Unifeed
GENEVA / ZIKA UPDATE
STORY: GENEVA/ ZIKA UPDATE
TRT: 02:44
SOURCE: UNTV CH
RESTRICTIONS: NONE
LANGUAGE: ENGLISH / NATS
DATELINE: 2 FEBRUARY 2016, GENEVA
2.Wide shot, presser
3. SOUNDBITE (English) Dr. Antony Costello, Director Maternal, Child and Adolescent Health for World Health Organisation (WHO):
“This is not a life threating infection like HIV or like Ebola. But the problem is that the complications of this relatively mild illness do have potentially devastating effects for families: to have a child with microcephaly and to have a tenfold increase in numbers and the potential for spread not just across Latin America, but into Africa, into Asia which have the highest birth rates in the world, we believe is a matter of public health concern and constitutes an international emergency and particularly given that our tools for detecting both, the virus and also for doing the surveillance for this relatively rare condition need to be worked on urgently.”
4. Med shot, journalists
5. SOUNDBITE (English) Dr. Antony Costello, Director Maternal, Child and Adolescent Health for World Health Organisation (WHO):
”The worry with Zika virus which in three quarters, even 80 per cent, will not produce symptoms in people, is there is parent association with a surge in cases of microcephaly. Now microcephaly means an abnormally small head, it is a relatively rare condition, statistics vary from different parts of the world, somewhere one in between one in 3,000, one in 5,000, maybe more.”
6. Med shot, panel
7. SOUNDBITE (English) Dr. Antony Costello, Director Maternal, Child and Adolescent Health for World Health Organisation (WHO):
”Zika virus, we don’t have a commercially available diagnostic test and further the tests we do have only detect the virus when it is active, let’s say during a period of about five days.

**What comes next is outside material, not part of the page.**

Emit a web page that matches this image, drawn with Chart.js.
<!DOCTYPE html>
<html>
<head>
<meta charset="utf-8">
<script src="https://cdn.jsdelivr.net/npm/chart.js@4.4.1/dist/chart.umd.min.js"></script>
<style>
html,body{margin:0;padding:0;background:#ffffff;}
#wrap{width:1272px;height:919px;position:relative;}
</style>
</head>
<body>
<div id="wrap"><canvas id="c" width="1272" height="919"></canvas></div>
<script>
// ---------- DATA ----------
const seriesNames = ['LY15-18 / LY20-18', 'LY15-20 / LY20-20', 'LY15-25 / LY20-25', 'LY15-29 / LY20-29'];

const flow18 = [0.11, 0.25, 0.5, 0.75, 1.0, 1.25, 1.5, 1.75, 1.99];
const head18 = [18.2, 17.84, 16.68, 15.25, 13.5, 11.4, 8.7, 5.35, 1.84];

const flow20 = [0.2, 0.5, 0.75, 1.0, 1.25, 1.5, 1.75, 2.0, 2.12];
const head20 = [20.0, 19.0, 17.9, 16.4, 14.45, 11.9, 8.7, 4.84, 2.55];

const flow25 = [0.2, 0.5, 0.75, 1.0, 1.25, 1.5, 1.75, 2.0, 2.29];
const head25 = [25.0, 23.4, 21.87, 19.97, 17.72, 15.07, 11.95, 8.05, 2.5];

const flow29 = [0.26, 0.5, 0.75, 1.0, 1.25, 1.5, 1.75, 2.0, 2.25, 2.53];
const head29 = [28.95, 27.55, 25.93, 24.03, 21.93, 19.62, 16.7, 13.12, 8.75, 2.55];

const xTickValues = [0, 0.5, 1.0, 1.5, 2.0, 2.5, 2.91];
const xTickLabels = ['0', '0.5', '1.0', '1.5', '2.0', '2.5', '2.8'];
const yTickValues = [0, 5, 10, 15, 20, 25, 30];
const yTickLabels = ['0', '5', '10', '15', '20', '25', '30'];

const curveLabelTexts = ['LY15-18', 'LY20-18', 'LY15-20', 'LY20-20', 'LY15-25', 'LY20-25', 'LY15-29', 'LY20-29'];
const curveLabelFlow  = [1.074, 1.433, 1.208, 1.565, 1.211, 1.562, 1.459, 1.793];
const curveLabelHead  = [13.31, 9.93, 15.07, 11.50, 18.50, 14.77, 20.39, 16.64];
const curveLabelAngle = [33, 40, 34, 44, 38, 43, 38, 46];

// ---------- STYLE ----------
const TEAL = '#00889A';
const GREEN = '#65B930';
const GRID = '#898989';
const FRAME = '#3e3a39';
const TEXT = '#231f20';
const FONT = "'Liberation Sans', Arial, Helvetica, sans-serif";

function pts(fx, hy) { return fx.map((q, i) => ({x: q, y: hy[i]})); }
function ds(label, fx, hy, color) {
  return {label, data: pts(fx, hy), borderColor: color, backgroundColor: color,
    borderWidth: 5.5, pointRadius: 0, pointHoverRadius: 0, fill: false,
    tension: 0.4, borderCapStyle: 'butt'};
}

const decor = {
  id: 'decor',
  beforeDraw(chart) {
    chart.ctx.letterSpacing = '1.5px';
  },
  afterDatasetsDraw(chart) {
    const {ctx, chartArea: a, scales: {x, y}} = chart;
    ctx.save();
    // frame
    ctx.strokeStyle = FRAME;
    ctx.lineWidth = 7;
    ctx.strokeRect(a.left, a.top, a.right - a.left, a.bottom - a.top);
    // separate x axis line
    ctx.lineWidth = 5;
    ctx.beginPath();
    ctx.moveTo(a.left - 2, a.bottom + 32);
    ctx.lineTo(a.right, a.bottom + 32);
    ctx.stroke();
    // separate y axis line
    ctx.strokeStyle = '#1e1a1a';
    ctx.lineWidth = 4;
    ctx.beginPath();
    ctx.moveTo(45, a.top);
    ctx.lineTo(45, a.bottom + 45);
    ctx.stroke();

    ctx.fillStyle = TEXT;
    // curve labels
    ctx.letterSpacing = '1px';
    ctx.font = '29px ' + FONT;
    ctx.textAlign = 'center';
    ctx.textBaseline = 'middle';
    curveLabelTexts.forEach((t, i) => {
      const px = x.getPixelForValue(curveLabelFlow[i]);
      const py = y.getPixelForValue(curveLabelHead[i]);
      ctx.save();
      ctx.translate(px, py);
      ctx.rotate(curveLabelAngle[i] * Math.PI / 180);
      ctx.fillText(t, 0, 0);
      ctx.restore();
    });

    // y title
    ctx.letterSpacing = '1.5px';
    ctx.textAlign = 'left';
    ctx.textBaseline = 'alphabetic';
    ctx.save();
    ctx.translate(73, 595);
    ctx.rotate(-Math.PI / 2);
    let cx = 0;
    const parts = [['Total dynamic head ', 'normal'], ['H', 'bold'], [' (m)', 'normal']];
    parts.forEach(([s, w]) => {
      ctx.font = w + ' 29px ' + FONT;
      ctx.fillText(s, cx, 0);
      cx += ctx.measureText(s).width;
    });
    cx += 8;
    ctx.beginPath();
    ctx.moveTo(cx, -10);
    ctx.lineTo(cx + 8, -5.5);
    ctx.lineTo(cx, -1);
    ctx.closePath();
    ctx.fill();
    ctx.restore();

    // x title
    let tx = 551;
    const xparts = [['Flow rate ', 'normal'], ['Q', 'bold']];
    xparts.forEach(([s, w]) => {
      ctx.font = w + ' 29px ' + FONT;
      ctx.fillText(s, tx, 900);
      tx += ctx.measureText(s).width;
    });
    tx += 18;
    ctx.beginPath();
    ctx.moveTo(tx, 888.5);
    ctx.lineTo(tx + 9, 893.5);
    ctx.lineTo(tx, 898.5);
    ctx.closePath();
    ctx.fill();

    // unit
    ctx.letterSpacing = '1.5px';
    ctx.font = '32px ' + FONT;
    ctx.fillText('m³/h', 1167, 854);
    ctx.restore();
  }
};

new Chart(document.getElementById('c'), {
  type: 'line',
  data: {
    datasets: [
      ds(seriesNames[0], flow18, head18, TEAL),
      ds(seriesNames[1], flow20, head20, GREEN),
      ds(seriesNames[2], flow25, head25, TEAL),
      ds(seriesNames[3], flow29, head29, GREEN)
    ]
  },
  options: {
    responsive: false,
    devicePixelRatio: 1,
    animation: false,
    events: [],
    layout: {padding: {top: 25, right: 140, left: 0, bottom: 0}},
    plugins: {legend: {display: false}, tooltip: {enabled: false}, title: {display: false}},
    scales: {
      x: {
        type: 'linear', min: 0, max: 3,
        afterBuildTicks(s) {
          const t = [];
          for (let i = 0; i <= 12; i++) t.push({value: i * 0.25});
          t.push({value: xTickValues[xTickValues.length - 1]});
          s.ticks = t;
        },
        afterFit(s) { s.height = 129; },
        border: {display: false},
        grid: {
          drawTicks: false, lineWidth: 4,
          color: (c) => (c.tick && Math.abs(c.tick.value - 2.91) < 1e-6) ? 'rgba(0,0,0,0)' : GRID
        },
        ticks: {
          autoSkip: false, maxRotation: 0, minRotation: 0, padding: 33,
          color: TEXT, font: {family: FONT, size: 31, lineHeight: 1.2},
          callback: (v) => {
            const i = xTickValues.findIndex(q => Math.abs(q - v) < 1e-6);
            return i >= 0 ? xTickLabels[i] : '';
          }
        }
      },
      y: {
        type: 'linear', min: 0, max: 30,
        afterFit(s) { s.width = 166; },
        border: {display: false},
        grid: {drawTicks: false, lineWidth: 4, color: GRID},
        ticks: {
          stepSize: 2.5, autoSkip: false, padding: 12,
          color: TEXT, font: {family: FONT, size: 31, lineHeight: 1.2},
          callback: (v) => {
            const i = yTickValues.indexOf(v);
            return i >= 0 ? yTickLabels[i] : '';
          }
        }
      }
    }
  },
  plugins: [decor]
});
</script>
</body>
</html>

So that means that many women could have been exposed to Zika virus and now you cannot detect whether they had the infection or not.”
8. Med shot, panel
9. SOUNDBITE (English) Christophe Boulierac, Spokesperson for United Nations Children Fund (UNICEF):
”We are engaging communities in Brazil, and there are simple measures that we want to promote that can help keep people safe, including using insect repellents, just to go more into details, covering as much of the body as possible with long light coloured clothing, removing places where mosquitoes can breed and putting screens on windows and doors.”
9. Wide shot, journalists
The World Health Organization (WHO) warned that the Zika virus, linked to a microcephaly outbreak in Latin America, could spread to Africa and Asia.
Speaking at a press conference today in Geneva (2 Feb), WHO’s Dr. Antony Costello said that Zika was not a life threating infection like HIV or Ebola, but that this “relatively mild illness has potentially devastating effects for families.”

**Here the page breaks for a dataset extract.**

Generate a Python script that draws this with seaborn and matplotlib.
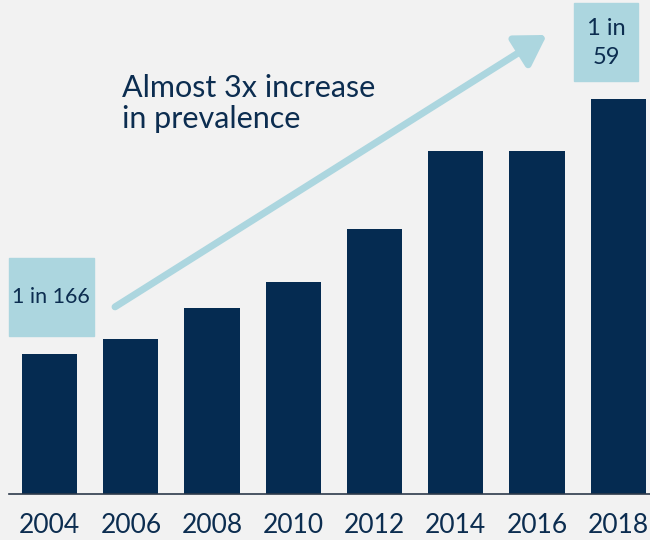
import matplotlib
matplotlib.use("Agg")
import matplotlib.pyplot as plt
import seaborn as sns
import pandas as pd
from matplotlib.patches import Rectangle, FancyArrowPatch

years = ["2004", "2006", "2008", "2010", "2012", "2014", "2016", "2018"]
one_in = [166, 150, 125, 110, 88, 68, 68, 59]
prevalence = [1000.0 / n for n in one_in]  # per 1,000 children

df = pd.DataFrame({"year": years, "prevalence": prevalence})

BG = "#f2f2f2"
NAVY = "#052b51"
LIGHT = "#acd6df"
TXT = "#0c2d50"

sns.set_theme(style="white")
plt.rcParams["font.family"] = ["Lato", "DejaVu Sans"]

fig = plt.figure(figsize=(6.5, 5.4), dpi=100, facecolor=BG)
ax = fig.add_axes([9 / 650, 46 / 540, 641 / 650, 494 / 540])
ax.set_facecolor(BG)

sns.barplot(data=df, x="year", y="prevalence", color=NAVY, width=0.68,
            saturation=1, linewidth=0, ax=ax)

ax.set_xlim(-0.5, 7.39)
ax.set_ylim(0, 21.2)
ax.set_xlabel("")
ax.set_ylabel("")
ax.set_yticks([])
for s in ["top", "right", "left"]:
    ax.spines[s].set_visible(False)
ax.spines["bottom"].set_color("#2d3a4a")
ax.spines["bottom"].set_linewidth(1.2)
ax.tick_params(axis="x", length=0, pad=14, labelsize=19, labelcolor=TXT)

# arrow
arr = FancyArrowPatch((0.805, 8.03), (6.12, 19.7), arrowstyle="-|>,head_length=18,head_width=11",
                      mutation_scale=1, color=LIGHT, lw=5, shrinkA=0, shrinkB=0)
ax.add_patch(arr)

ax.text(0.89, 16.75, "Almost 3x increase\nin prevalence", fontsize=22, color=TXT,
        ha="left", va="center", linespacing=1.12)

# label boxes
ax.add_patch(Rectangle((-0.5, 6.78), 1.047, 3.35, color=LIGHT, zorder=3, clip_on=False))
ax.text(0.02, 8.45, f"1 in {one_in[0]}", fontsize=15.5, color=TXT, ha="center",
        va="center", zorder=4)
ax.add_patch(Rectangle((6.458, 17.73), 0.79, 3.34, color=LIGHT, zorder=3, clip_on=False))
ax.text(6.852, 19.35, f"1 in\n{one_in[-1]}", fontsize=17, color=TXT, ha="center",
        va="center", zorder=4, linespacing=1.45)

fig.savefig("out.png", dpi=100, facecolor=BG)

WHO has set up a global response unit which brings together all people across WHO, at Geneva headquarters, and in the regions, to deal with a formal response. Although there is still no conclusive evidence of the causal link between microcephaly and the Zika virus, there is enough concern to warrant immediate action, according to WHO.
The WHO expert noted that the current problem they face is that ”we don’t have a commercially available diagnostic test and further the tests we do have only detect the virus when it is active, let’s say during a period of about five days.”
Costello also said, “that means that many women could have been exposed to Zika virus and now you cannot detect whether they had the infection or not.”
With the Zika virus now a public health emergency affecting more than 20 countries in Latin America and the Caribbean, the United Nations Children Fund (UNICEF) is working with governments to mobilize communities to protect themselves from infection.
There are simple measures that can help keep people safe, according to UNICEF’s spokesperson Christophe Boulierac.
He said, “we are engaging communities in Brazil, and there are simple measures that we want to promote that can help keep people safe, including using insect repellents, just to go more into details, covering as much of the body as possible with long light coloured clothing, removing places where mosquitoes can breed and putting screens on windows and doors.”
Boulierac also advised pregnant women -who think they have been exposed to the virus- to seek care by a trained health provider.
Brazil was the first country to sound the alarm in the current crisis, warning in October that a number of microcephaly cases had emerged in the northeast. It has since become the worst affected country, with some 4, 000 suspected cases of microcephaly.
Microcephaly is a neuro-developmental disorder. It is usually defined as a head circumference more than two standard deviations below the mean for age and sex. In general, life expectancy for individuals with microcephaly is reduced and the prognosis for normal brain function is poor.
The Zika virus is transmitted by the Aedes aegypti mosquito, which also spreads dengue fever, and which is found everywhere in the Americas except Canada and Chile.
On Monday, WHO had declared the mosquito-borne Zika virus an international public health emergency. The disease has been linked to thousands of recent birth defects in Brazil.